**The problem of mathematics’ applicability to the physical world**

Philosophers of mathematics are sharply divided as to whether mathematical entities like numbers, sets, functions, and so on really exist or not. *Realists* hold that such objects do exist as mind-independent, non-spatio-temporal, causally effete, abstract entities. *Anti-realists* are united in denying that such objects actually exist.

Now one of the central questions facing realists and anti-realists alike is what the physicist Eugene Wigner famously called “the unreasonable effectiveness of mathematics.” **[1]** How is it, for example, that a mathematical theorist like Peter Higgs can sit down at his desk and, by pouring over mathematical equations, predict the existence of a fundamental particle which 30 years later, after investing millions of dollars and thousands of man hours, experimentalists are finally able to detect? Mathematics is the language of nature. But how is this to be explained?

Theists will have a considerably easier time answering that question than will naturalists. Theists hold that there is a personal, transcendent being (a.k.a. God) who is the Creator and Designer of the universe. Naturalists hold that all that exists concretely is space-time and its physical contents. Now whether one is a realist or an anti-realist about mathematical objects, it appears that the theist enjoys a considerable advantage over the naturalist in explaining the uncanny success of mathematics.

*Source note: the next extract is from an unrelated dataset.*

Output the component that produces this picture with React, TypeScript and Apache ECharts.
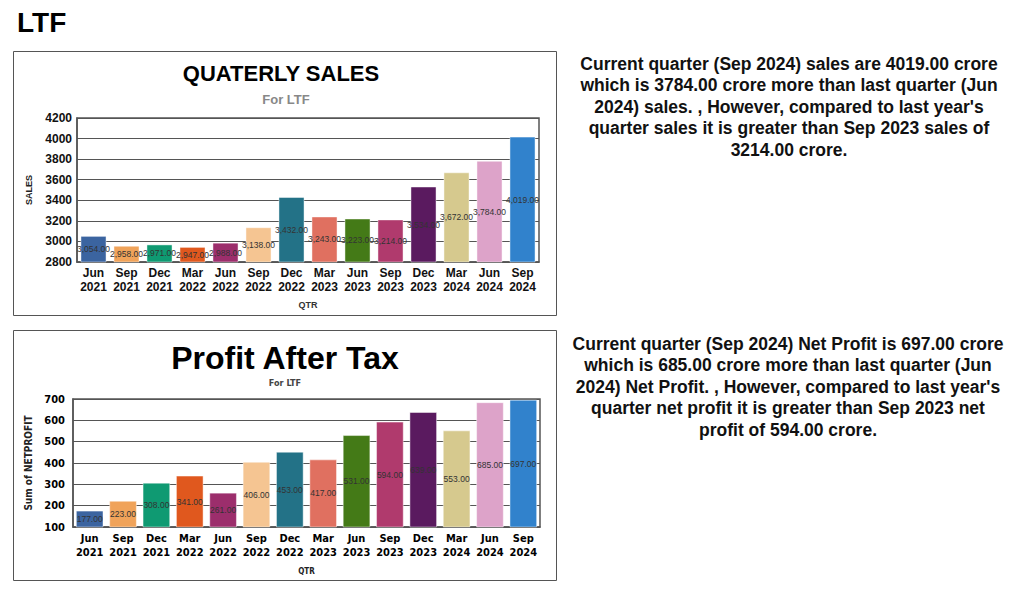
import React, { useEffect, useRef } from "react";
import * as echarts from "echarts";

const quarters = ["Jun 2021", "Sep 2021", "Dec 2021", "Mar 2022", "Jun 2022", "Sep 2022", "Dec 2022", "Mar 2023", "Jun 2023", "Sep 2023", "Dec 2023", "Mar 2024", "Jun 2024", "Sep 2024"];
const salesValues = [3054, 2958, 2971, 2947, 2988, 3138, 3432, 3243, 3223, 3214, 3534, 3672, 3784, 4019];
const profitValues = [177, 223, 308, 341, 261, 406, 453, 417, 531, 594, 639, 553, 685, 697];
const palette = ["#3b64a0", "#f0a35a", "#0f9a72", "#e0581e", "#9c2e6c", "#f5c592", "#237287", "#e07060", "#447a17", "#b03a6d", "#5a1a5f", "#d6c98e", "#dda3c9", "#3182cc"];

const salesText = "Current quarter (Sep 2024) sales are 4019.00 crore\nwhich is 3784.00 crore more than last quarter (Jun\n2024) sales. , However, compared to last year's\nquarter sales it is greater than Sep 2023 sales of\n3214.00 crore.";
const profitText = "Current quarter (Sep 2024) Net Profit is 697.00 crore\nwhich is 685.00 crore more than last quarter (Jun\n2024) Net Profit. , However, compared to last year's\nquarter net profit it is greater than Sep 2023 net\nprofit of 594.00 crore.";

const SANS = "Arial";
const NARROW = "DejaVu Sans Condensed";

export default function App() {
  const ref = useRef<HTMLDivElement>(null);
  useEffect(() => {
    if (!ref.current) return;
    const chart = echarts.init(ref.current, undefined, { renderer: "svg" });
    const qLabels = quarters.map((q) => q.replace(" ", "\n"));
    const fmtSales = (v: number) => v.toLocaleString("en-US", { minimumFractionDigits: 2, maximumFractionDigits: 2 });
    chart.setOption({
      animation: false,
      color: palette,
      textStyle: { fontFamily: SANS },
      grid: [
        { left: 77, right: 485, top: 118, height: 144, show: true, borderColor: "#555", borderWidth: 1.5, backgroundColor: "#fff" },
        { left: 73, right: 484, top: 399, height: 128, show: true, borderColor: "#555", borderWidth: 1.5, backgroundColor: "#fff" },
      ],
      xAxis: [
        {
          type: "category", gridIndex: 0, data: qLabels,
          axisTick: { show: false }, axisLine: { lineStyle: { color: "#555", width: 1.5 } },
          axisLabel: { color: "#111", fontWeight: "bold", fontSize: 12, fontFamily: SANS, lineHeight: 14, margin: 4, interval: 0 },
          name: "QTR", nameLocation: "middle", nameGap: 38,
          nameTextStyle: { fontSize: 9, fontWeight: "bold", color: "#333", fontFamily: SANS },
        },
        {
          type: "category", gridIndex: 1, data: qLabels,
          axisTick: { show: false }, axisLine: { lineStyle: { color: "#555", width: 1.5 } },
          axisLabel: { color: "#000", fontWeight: "bold", fontSize: 11, fontFamily: NARROW, lineHeight: 14, margin: 4, interval: 0 },
          name: "QTR", nameLocation: "middle", nameGap: 40,
          nameTextStyle: { fontSize: 8, fontWeight: "bold", color: "#222", fontFamily: NARROW },
        },
      ],
      yAxis: [
        {
          type: "value", gridIndex: 0, min: 2800, max: 4200, interval: 200,
          axisLine: { show: true, lineStyle: { color: "#555", width: 1.5 } }, axisTick: { show: false },
          splitLine: { lineStyle: { color: "#555", width: 1.2 } },
          axisLabel: { color: "#111", fontWeight: "bold", fontSize: 12, fontFamily: SANS, margin: 5, formatter: (v: number) => String(v) },
          name: "SALES", nameLocation: "middle", nameGap: 44,
          nameTextStyle: { fontSize: 9, fontWeight: "bold", color: "#222", fontFamily: SANS },
        },
        {
          type: "value", gridIndex: 1, min: 100, max: 700, interval: 100,
          axisLine: { show: true, lineStyle: { color: "#555", width: 1.5 } }, axisTick: { show: false },
          splitLine: { lineStyle: { color: "#555", width: 1.2 } },
          axisLabel: { color: "#000", fontWeight: "bold", fontSize: 11, fontFamily: NARROW, margin: 8, formatter: (v: number) => String(v) },
          name: "Sum of NETPROFIT", nameLocation: "middle", nameGap: 40,
          nameTextStyle: { fontSize: 10, fontWeight: "bold", color: "#222", fontFamily: NARROW },
        },
      ],
      series: [
        {
          type: "bar", xAxisIndex: 0, yAxisIndex: 0, data: salesValues, colorBy: "data",
          barCategoryGap: "21%",
          itemStyle: { borderColor: "rgba(255,255,255,0.45)", borderWidth: 1 },
          label: { show: true, position: "inside", fontSize: 8.5, color: "#333", fontFamily: SANS, formatter: (p: any) => fmtSales(p.value) },
        },
        {
          type: "bar", xAxisIndex: 1, yAxisIndex: 1, data: profitValues, colorBy: "data",
          barCategoryGap: "17%",
          itemStyle: { borderColor: "rgba(255,255,255,0.45)", borderWidth: 1 },
          label: { show: true, position: "inside", fontSize: 8.5, color: "#333", fontFamily: SANS, formatter: (p: any) => Number(p.value).toFixed(2) },
        },
      ],
      graphic: [
        { type: "text", left: 17, top: 8, style: { text: "LTF", fontFamily: SANS, fontWeight: "bold", fontSize: 28, fill: "#000" } },
        { type: "rect", shape: { x: 13.5, y: 51.5, width: 543, height: 264 }, style: { fill: "none", stroke: "#555", lineWidth: 1 }, z: -1 },
        { type: "rect", shape: { x: 13.5, y: 330.5, width: 543, height: 250 }, style: { fill: "none", stroke: "#555", lineWidth: 1 }, z: -1 },
        { type: "text", x: 281, y: 73, style: { text: "QUATERLY SALES", fontFamily: SANS, fontWeight: "bold", fontSize: 22, fill: "#000", align: "center", verticalAlign: "middle" } },
        { type: "text", x: 286, y: 99, style: { text: "For LTF", fontFamily: SANS, fontWeight: "bold", fontSize: 13, fill: "#888", align: "center", verticalAlign: "middle" } },
        { type: "text", x: 285, y: 358, style: { text: "Profit After Tax", fontFamily: SANS, fontWeight: "bold", fontSize: 32, fill: "#000", align: "center", verticalAlign: "middle" } },
        { type: "text", x: 285, y: 383, style: { text: "For LTF", fontFamily: NARROW, fontWeight: "bold", fontSize: 9, fill: "#444", align: "center", verticalAlign: "middle" } },
        { type: "text", x: 789, y: 53, style: { text: salesText, fontFamily: SANS, fontWeight: "bold", fontSize: 17.5, lineHeight: 21.5, fill: "#111", align: "center", verticalAlign: "top" } },
        { type: "text", x: 788, y: 333, style: { text: profitText, fontFamily: SANS, fontWeight: "bold", fontSize: 17.5, lineHeight: 21.5, fill: "#111", align: "center", verticalAlign: "top" } },
      ],
    });
    return () => chart.dispose();
  }, []);
  return <div ref={ref} style={{ position: "absolute", left: 0, top: 0, width: 1024, height: 592, background: "#fff" }} />;
}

*Realism: Non-theistic and theistic*

Consider first realism’s take on the applicability of mathematics to the world. For the *non-theistic* realist, the fact that physical reality behaves in line with the dictates of acausal mathematical entities existing beyond space and time is, in the words of philosopher of mathematics Mary Leng, “a happy coincidence.” **[2]** Think about it: If, *per impossibile*, all the abstract objects in the mathematical realm were to disappear overnight, there would be no effect on the physical world. This is simply to reiterate that abstract objects are causally inert. The idea that realism somehow accounts for the applicability of mathematics “is actually very counterintuitive,” muses Mark Balaguer, a philosopher of mathematics. “The idea here is that in order to believe that the physical world has the nature that empirical science assigns to it, I have to believe that there are causally inert mathematical objects, existing outside of spacetime,” an idea which is inherently implausible. **[3]**

By contrast, the *theistic* realist can argue that God has fashioned the world on the structure of the mathematical objects. This is essentially the view that Plato defended in his dialogue *Timaeus*. Plato draws a fundamental distinction between the realm of static being (that which ever is) and the realm of temporal becoming (that which is ever becoming).